» Exercise goal:
Transcribe the material exactly. Images do not belong in the copy.

» Data shown:
* * * * * * *

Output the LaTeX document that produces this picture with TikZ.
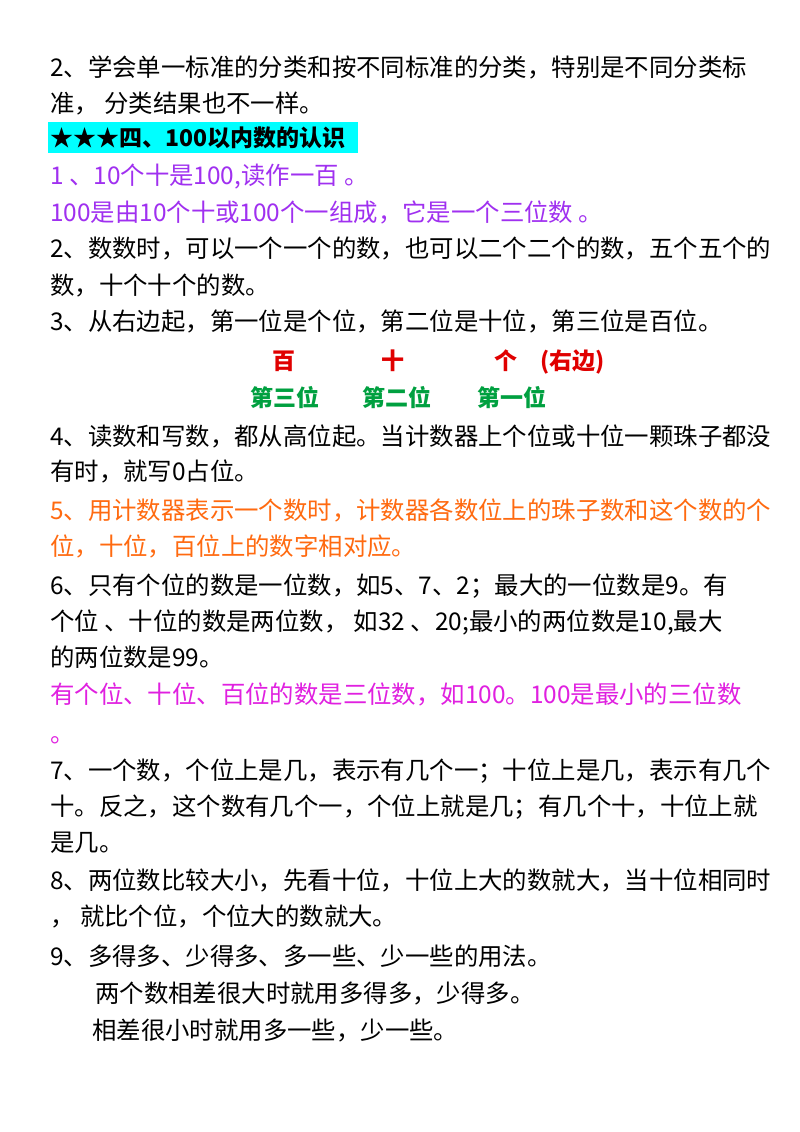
\documentclass[tikz,border=0pt]{standalone}
\usepackage{fontspec}
\setmainfont{Noto Sans CJK SC}
\definecolor{vio}{HTML}{A030F0}
\definecolor{org}{HTML}{FF6A10}
\definecolor{mag}{HTML}{E020E0}
\definecolor{rd}{HTML}{E00000}
\definecolor{gr}{HTML}{00A040}
\definecolor{cy}{HTML}{00FFFF}
\begin{document}
\begin{tikzpicture}[x=1pt,y=-1pt,
  ln/.style={anchor=base west,inner sep=0pt,font=\fontsize{24.4}{24}\selectfont},
  hd/.style={anchor=base west,inner sep=0pt,font=\fontsize{23}{23}\selectfont\bfseries}]
\useasboundingbox[fill=white] (0,0) rectangle (800,1132);
\fill[cy] (48,122) rectangle (358,153);
\node[ln] (l1) at (50,77) {2、学会单一标准的分类和按不同标准的分类，特别是不同分类标};
\node[ln] (l2) at (50,112) {准， 分类结果也不一样。};
\node[hd] (h) at (50,146) {★★★四、100以内数的认识};
\node[ln,text=vio] (l3) at (50,184) {1 、10个十是100,读作一百 。};
\node[ln,text=vio] (l4) at (50,221) {100是由10个十或100个一组成，它是一个三位数 。};
\node[ln] (l5) at (50,257) {2、数数时，可以一个一个的数，也可以二个二个的数，五个五个的};
\node[ln] (l6) at (50,294) {数，十个十个的数。};
\node[ln] (l7) at (50,330) {3、从右边起，第一位是个位，第二位是十位，第三位是百位。};
\node[hd,text=rd] (b) at (272,369) {百};
\node[hd,text=rd] (s) at (381,369) {十};
\node[hd,text=rd] (g) at (494,369) {个};
\node[hd,text=rd] (r) at (540,369) {(右边)};
\node[hd,text=gr] (p3) at (250,406) {第三位};
\node[hd,text=gr] (p2) at (362,406) {第二位};
\node[hd,text=gr] (p1) at (477,406) {第一位};
\node[ln] (l8) at (50,445) {4、读数和写数，都从高位起。当计数器上个位或十位一颗珠子都没};
\node[ln] (l9) at (50,480) {有时，就写0占位。};
\node[ln,text=org] (l10) at (50,519) {5、用计数器表示一个数时，计数器各数位上的珠子数和这个数的个};
\node[ln,text=org] (l11) at (50,555) {位，十位，百位上的数字相对应。};
\node[ln] (l12) at (50,594) {6、只有个位的数是一位数，如5、7、2；最大的一位数是9。有};
\node[ln] (l13) at (50,630) {个位 、十位的数是两位数， 如32 、20;最小的两位数是10,最大};
\node[ln] (l14) at (50,666) {的两位数是99。};
\node[ln,text=mag] (l15) at (50,703) {有个位、十位、百位的数是三位数，如100。100是最小的三位数};
\node[ln,text=mag] (l16) at (50,742) {。};
\node[ln] (l17) at (50,779) {7、一个数，个位上是几，表示有几个一；十位上是几，表示有几个};
\node[ln] (l18) at (50,815) {十。反之，这个数有几个一，个位上就是几；有几个十，十位上就};
\node[ln] (l19) at (50,851) {是几。};
\node[ln] (l20) at (50,889) {8、两位数比较大小，先看十位，十位上大的数就大，当十位相同时};
\node[ln] (l21) at (50,925) {， 就比个位，个位大的数就大。};
\node[ln] (l22) at (50,965) {9、多得多、少得多、多一些、少一些的用法。};
\node[ln] (l23) at (95,1002) {两个数相差很大时就用多得多，少得多。};
\node[ln] (l24) at (92,1039) {相差很小时就用多一些，少一些。};
\end{tikzpicture}
\end{document}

* * * * * * *

» The completed task:
Output the LaTeX document that produces this picture with TikZ.
\documentclass[tikz,border=0pt]{standalone}
\usepackage{fontspec}
\setmainfont{Noto Sans CJK SC}
\definecolor{vio}{HTML}{A030F0}
\definecolor{org}{HTML}{FF6A10}
\definecolor{mag}{HTML}{E020E0}
\definecolor{rd}{HTML}{E00000}
\definecolor{gr}{HTML}{00A040}
\definecolor{cy}{HTML}{00FFFF}
\begin{document}
\begin{tikzpicture}[x=1pt,y=-1pt,
  ln/.style={anchor=base west,inner sep=0pt,font=\fontsize{24.4}{24}\selectfont},
  hd/.style={anchor=base west,inner sep=0pt,font=\fontsize{23}{23}\selectfont\bfseries}]
\useasboundingbox[fill=white] (0,0) rectangle (800,1132);
\fill[cy] (48,122) rectangle (358,153);
\node[ln] (l1) at (50,77) {2、学会单一标准的分类和按不同标准的分类，特别是不同分类标};
\node[ln] (l2) at (50,112) {准， 分类结果也不一样。};
\node[hd] (h) at (50,146) {★★★四、100以内数的认识};
\node[ln,text=vio] (l3) at (50,184) {1 、10个十是100,读作一百 。};
\node[ln,text=vio] (l4) at (50,221) {100是由10个十或100个一组成，它是一个三位数 。};
\node[ln] (l5) at (50,257) {2、数数时，可以一个一个的数，也可以二个二个的数，五个五个的};
\node[ln] (l6) at (50,294) {数，十个十个的数。};
\node[ln] (l7) at (50,330) {3、从右边起，第一位是个位，第二位是十位，第三位是百位。};
\node[hd,text=rd] (b) at (272,369) {百};
\node[hd,text=rd] (s) at (381,369) {十};
\node[hd,text=rd] (g) at (494,369) {个};
\node[hd,text=rd] (r) at (540,369) {(右边)};
\node[hd,text=gr] (p3) at (250,406) {第三位};
\node[hd,text=gr] (p2) at (362,406) {第二位};
\node[hd,text=gr] (p1) at (477,406) {第一位};
\node[ln] (l8) at (50,445) {4、读数和写数，都从高位起。当计数器上个位或十位一颗珠子都没};
\node[ln] (l9) at (50,480) {有时，就写0占位。};
\node[ln,text=org] (l10) at (50,519) {5、用计数器表示一个数时，计数器各数位上的珠子数和这个数的个};
\node[ln,text=org] (l11) at (50,555) {位，十位，百位上的数字相对应。};
\node[ln] (l12) at (50,594) {6、只有个位的数是一位数，如5、7、2；最大的一位数是9。有};
\node[ln] (l13) at (50,630) {个位 、十位的数是两位数， 如32 、20;最小的两位数是10,最大};
\node[ln] (l14) at (50,666) {的两位数是99。};
\node[ln,text=mag] (l15) at (50,703) {有个位、十位、百位的数是三位数，如100。100是最小的三位数};
\node[ln,text=mag] (l16) at (50,742) {。};
\node[ln] (l17) at (50,779) {7、一个数，个位上是几，表示有几个一；十位上是几，表示有几个};
\node[ln] (l18) at (50,815) {十。反之，这个数有几个一，个位上就是几；有几个十，十位上就};
\node[ln] (l19) at (50,851) {是几。};
\node[ln] (l20) at (50,889) {8、两位数比较大小，先看十位，十位上大的数就大，当十位相同时};
\node[ln] (l21) at (50,925) {， 就比个位，个位大的数就大。};
\node[ln] (l22) at (50,965) {9、多得多、少得多、多一些、少一些的用法。};
\node[ln] (l23) at (95,1002) {两个数相差很大时就用多得多，少得多。};
\node[ln] (l24) at (92,1039) {相差很小时就用多一些，少一些。};
\end{tikzpicture}
\end{document}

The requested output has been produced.